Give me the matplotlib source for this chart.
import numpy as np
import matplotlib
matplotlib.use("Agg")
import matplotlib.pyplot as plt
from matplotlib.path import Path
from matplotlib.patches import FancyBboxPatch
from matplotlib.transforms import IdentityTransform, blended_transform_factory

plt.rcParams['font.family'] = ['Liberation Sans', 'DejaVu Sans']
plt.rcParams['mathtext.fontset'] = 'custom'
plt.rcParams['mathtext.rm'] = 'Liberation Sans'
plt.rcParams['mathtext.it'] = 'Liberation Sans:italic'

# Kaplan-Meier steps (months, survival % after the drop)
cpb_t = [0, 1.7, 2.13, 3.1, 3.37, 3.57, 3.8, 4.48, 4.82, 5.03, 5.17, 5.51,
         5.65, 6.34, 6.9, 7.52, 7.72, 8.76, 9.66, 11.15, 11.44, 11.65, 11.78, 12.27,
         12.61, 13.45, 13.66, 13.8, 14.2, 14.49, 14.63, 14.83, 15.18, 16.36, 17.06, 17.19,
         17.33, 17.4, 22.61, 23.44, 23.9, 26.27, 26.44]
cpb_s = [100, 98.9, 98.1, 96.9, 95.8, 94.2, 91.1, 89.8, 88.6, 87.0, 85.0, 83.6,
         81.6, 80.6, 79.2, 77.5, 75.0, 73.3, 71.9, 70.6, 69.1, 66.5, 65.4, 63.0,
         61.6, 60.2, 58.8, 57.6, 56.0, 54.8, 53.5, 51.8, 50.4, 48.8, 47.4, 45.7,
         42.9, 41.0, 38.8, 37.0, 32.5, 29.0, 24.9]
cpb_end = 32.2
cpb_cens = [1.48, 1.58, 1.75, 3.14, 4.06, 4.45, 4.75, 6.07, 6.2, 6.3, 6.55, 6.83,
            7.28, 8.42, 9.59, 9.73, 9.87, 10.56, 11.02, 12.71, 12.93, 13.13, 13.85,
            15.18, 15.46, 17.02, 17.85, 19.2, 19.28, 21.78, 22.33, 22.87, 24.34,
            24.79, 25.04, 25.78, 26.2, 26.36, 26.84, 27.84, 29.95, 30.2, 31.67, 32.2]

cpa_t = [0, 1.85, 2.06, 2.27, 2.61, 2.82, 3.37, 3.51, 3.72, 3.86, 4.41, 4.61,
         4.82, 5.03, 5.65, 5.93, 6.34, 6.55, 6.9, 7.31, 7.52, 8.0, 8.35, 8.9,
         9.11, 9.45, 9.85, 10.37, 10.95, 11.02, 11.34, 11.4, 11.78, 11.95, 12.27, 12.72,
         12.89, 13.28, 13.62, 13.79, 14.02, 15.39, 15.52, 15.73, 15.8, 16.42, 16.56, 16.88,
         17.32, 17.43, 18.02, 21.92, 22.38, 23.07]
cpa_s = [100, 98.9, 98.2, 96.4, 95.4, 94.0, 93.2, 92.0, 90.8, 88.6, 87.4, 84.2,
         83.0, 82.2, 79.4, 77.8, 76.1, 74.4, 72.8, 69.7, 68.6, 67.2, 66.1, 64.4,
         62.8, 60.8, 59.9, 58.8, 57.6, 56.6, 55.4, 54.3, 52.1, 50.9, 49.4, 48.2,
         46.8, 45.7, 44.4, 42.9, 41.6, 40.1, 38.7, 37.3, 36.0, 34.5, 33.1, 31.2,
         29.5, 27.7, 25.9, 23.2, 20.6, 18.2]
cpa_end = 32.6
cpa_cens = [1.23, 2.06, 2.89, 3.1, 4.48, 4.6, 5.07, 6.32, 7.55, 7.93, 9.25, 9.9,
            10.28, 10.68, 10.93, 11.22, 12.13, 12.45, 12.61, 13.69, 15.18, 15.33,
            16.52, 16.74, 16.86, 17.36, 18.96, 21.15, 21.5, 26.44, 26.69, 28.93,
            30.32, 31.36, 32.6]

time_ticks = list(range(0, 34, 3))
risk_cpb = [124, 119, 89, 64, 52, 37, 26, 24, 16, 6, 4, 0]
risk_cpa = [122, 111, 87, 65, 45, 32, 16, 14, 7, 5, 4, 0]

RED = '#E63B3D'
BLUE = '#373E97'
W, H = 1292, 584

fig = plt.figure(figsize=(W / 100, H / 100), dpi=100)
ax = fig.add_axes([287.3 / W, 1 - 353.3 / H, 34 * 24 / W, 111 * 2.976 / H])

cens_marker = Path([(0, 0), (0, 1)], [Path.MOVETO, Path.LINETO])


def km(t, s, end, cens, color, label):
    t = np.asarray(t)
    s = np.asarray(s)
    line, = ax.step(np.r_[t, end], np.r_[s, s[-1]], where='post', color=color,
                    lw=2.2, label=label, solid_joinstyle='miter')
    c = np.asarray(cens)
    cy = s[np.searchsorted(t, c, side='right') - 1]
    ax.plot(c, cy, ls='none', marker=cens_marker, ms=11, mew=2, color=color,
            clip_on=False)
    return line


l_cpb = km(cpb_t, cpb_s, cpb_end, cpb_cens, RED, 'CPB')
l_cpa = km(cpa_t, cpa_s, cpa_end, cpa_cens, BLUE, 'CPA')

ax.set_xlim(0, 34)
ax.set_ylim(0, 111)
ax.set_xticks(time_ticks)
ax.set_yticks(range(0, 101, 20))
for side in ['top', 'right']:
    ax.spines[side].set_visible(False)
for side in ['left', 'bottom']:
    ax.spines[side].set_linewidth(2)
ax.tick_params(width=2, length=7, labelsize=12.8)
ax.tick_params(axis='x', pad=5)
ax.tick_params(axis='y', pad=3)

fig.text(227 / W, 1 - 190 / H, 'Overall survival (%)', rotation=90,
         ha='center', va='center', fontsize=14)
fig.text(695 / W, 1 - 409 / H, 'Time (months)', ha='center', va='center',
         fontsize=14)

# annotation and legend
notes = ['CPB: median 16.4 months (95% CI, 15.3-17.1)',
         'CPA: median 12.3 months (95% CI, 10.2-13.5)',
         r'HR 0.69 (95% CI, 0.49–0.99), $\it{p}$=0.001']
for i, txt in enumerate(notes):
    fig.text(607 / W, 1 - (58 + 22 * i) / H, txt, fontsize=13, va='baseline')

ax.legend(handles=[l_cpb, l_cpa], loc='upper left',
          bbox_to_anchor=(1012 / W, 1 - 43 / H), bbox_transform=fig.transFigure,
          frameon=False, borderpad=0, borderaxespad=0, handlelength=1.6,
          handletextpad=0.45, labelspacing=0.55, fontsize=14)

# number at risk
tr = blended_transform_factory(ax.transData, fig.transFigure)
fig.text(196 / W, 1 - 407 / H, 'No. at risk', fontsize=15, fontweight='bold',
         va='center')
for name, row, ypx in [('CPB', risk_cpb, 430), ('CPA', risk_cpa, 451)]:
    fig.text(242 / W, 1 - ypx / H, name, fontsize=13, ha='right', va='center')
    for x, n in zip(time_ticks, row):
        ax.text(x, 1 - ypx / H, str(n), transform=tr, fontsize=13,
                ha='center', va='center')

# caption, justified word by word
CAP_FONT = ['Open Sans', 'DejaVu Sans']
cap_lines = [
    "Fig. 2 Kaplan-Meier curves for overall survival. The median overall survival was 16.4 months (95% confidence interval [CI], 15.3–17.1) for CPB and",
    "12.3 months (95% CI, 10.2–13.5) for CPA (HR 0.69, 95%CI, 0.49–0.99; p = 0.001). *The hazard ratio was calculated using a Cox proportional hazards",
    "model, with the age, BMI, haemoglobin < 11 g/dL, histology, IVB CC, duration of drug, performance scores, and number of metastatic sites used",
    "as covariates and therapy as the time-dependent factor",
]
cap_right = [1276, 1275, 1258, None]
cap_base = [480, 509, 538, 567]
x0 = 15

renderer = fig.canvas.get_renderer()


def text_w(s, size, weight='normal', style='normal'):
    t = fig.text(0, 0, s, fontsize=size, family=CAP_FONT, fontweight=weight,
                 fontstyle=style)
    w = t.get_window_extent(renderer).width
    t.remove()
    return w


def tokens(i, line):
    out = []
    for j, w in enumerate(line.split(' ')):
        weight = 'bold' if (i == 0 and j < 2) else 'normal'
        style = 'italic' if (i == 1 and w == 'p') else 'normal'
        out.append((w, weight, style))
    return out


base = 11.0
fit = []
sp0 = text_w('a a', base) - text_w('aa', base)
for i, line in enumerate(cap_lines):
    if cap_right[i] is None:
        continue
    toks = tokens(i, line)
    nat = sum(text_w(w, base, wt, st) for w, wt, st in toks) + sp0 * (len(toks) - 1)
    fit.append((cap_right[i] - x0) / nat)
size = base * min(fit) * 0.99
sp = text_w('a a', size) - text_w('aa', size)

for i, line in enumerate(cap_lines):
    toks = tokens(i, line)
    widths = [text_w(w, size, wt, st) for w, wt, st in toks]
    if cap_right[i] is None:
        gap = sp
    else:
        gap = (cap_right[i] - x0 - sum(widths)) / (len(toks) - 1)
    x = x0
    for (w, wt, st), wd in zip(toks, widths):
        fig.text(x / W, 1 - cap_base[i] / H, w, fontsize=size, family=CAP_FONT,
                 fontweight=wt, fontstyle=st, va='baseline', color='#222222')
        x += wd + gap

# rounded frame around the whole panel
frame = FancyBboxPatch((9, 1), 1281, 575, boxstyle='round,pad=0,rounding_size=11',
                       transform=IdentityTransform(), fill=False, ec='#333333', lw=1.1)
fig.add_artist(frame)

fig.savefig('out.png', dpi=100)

★ ★ ★ ★ ★

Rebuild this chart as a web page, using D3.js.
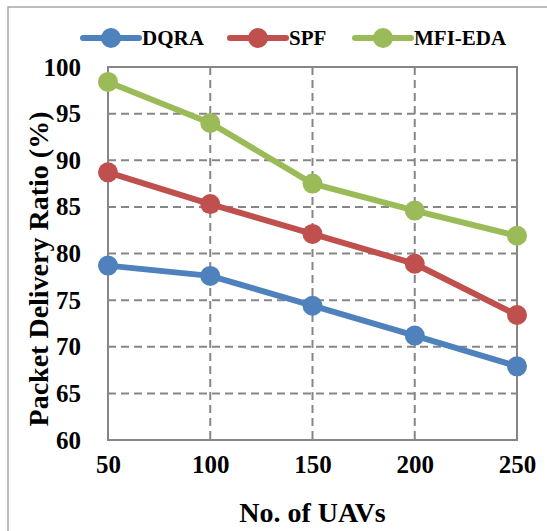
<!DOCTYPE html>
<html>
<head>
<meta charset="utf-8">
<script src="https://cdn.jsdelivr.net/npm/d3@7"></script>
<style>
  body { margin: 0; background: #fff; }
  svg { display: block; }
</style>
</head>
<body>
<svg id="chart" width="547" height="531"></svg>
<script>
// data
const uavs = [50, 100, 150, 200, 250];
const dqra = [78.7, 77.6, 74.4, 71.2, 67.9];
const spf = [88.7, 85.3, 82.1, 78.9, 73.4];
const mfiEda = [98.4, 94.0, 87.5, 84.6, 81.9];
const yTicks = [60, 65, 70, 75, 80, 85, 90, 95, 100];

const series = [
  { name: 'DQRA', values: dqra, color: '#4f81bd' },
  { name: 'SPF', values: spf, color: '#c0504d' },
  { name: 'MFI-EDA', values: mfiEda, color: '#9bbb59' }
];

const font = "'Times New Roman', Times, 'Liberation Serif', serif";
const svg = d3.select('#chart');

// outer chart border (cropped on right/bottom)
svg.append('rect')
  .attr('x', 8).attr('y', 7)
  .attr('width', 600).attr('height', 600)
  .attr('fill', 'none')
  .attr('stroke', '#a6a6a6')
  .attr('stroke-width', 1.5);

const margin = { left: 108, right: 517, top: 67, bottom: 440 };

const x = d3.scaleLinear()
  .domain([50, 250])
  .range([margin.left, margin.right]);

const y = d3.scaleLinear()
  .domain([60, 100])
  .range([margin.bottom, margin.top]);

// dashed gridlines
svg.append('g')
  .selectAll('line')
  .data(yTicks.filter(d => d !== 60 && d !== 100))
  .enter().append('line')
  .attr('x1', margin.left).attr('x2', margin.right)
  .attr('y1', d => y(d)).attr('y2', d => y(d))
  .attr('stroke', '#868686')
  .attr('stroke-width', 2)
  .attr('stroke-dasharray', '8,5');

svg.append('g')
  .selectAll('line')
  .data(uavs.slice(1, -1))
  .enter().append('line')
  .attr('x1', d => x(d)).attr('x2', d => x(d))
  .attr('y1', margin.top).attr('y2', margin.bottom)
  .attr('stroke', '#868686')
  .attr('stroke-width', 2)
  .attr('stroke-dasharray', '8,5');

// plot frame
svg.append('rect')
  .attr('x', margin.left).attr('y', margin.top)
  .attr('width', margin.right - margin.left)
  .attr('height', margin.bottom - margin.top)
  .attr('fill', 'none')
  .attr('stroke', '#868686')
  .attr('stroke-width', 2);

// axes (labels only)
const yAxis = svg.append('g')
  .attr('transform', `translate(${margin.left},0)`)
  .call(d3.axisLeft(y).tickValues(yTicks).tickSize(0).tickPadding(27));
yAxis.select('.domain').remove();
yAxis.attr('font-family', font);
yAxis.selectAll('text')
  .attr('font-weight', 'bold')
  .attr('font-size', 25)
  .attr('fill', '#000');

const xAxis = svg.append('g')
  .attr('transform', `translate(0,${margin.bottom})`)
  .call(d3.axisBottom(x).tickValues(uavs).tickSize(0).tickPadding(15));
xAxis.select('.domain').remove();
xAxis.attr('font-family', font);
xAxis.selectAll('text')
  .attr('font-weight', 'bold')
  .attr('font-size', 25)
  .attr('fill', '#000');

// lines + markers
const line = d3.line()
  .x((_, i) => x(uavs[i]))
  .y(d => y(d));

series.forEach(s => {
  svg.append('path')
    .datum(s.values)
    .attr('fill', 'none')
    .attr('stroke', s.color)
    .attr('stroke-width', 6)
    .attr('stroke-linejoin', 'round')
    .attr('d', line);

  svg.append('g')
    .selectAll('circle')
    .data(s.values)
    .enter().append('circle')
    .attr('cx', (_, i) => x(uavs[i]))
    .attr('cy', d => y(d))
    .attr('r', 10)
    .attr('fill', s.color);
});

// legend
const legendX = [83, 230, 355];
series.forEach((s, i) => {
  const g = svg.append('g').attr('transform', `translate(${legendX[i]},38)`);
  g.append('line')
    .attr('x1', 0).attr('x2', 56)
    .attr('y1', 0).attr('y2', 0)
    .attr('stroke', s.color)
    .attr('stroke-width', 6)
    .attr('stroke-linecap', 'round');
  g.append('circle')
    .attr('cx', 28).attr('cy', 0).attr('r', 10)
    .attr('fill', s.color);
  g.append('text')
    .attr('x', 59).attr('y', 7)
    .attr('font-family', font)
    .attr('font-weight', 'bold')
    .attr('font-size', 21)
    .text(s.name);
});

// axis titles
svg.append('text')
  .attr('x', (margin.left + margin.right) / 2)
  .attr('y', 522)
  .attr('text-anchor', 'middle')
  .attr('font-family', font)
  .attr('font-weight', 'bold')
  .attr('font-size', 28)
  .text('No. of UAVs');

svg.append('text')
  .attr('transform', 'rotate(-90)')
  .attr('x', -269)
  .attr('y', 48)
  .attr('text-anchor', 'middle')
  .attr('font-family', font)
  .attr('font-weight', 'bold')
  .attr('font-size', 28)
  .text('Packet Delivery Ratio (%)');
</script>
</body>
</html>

★ ★ ★ ★ ★

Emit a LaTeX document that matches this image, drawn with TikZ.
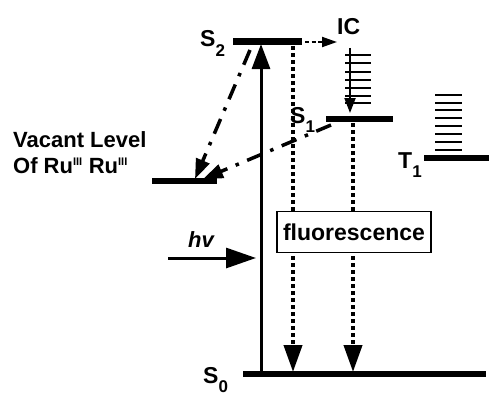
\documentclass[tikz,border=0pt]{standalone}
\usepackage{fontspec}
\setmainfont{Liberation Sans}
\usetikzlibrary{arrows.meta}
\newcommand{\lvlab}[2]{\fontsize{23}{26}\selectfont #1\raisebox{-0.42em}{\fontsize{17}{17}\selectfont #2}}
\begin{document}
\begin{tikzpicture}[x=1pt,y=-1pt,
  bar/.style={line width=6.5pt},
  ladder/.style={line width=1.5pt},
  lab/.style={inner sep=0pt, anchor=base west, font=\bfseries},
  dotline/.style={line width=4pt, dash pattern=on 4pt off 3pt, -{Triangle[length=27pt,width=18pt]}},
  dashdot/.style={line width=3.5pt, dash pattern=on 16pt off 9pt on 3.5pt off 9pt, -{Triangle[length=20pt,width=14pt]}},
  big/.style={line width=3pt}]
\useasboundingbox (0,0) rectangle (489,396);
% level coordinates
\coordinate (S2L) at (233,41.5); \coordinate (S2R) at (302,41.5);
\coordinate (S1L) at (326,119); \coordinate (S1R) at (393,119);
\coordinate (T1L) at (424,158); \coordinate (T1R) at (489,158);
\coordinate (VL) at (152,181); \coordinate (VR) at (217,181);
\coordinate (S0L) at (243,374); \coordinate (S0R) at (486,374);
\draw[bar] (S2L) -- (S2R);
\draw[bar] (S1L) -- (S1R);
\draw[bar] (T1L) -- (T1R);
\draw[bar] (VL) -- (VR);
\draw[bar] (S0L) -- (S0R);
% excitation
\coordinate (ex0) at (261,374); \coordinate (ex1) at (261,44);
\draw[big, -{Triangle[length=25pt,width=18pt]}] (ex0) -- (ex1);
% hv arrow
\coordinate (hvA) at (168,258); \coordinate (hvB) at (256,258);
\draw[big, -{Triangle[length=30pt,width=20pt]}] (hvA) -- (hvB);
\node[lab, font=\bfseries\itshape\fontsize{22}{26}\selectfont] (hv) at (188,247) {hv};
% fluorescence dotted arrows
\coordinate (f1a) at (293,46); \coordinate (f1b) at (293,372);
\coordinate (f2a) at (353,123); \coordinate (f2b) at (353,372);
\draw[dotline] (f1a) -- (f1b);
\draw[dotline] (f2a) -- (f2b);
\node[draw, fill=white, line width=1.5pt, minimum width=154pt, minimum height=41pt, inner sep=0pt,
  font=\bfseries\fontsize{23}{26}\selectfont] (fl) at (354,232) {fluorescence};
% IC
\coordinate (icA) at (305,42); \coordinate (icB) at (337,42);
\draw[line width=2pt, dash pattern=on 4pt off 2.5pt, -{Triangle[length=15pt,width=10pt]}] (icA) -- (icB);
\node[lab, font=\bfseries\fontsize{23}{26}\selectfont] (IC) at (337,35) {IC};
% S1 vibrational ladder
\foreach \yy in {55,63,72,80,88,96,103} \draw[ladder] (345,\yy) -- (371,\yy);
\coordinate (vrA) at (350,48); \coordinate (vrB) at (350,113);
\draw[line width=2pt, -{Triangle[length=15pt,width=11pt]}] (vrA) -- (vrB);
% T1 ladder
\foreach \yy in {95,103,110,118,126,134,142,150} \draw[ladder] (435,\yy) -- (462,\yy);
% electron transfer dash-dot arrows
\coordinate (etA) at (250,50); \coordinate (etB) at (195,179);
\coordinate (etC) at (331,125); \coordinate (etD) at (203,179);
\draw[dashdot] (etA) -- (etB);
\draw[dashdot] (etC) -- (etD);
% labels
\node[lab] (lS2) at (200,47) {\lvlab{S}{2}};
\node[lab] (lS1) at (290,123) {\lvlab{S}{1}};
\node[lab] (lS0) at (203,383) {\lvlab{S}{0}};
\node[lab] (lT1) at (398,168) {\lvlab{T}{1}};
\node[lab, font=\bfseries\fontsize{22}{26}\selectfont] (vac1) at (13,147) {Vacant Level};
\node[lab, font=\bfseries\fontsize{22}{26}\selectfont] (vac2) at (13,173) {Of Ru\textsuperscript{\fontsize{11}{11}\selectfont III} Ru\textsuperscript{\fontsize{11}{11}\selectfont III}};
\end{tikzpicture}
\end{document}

★ ★ ★ ★ ★

→ STATED TASK
Quote the data above from the line containing "Give me the matplotlib source for this chart." to the line containing "plt.rcParams['mathtext.it'] = 'Liberation", inclusive, and stop.

→ FINISHED ANSWER
Give me the matplotlib source for this chart.
import numpy as np
import matplotlib
matplotlib.use("Agg")
import matplotlib.pyplot as plt
from matplotlib.path import Path
from matplotlib.patches import FancyBboxPatch
from matplotlib.transforms import IdentityTransform, blended_transform_factory

plt.rcParams['font.family'] = ['Liberation Sans', 'DejaVu Sans']
plt.rcParams['mathtext.fontset'] = 'custom'
plt.rcParams['mathtext.rm'] = 'Liberation Sans'
plt.rcParams['mathtext.it'] = 'Liberation Sans:italic'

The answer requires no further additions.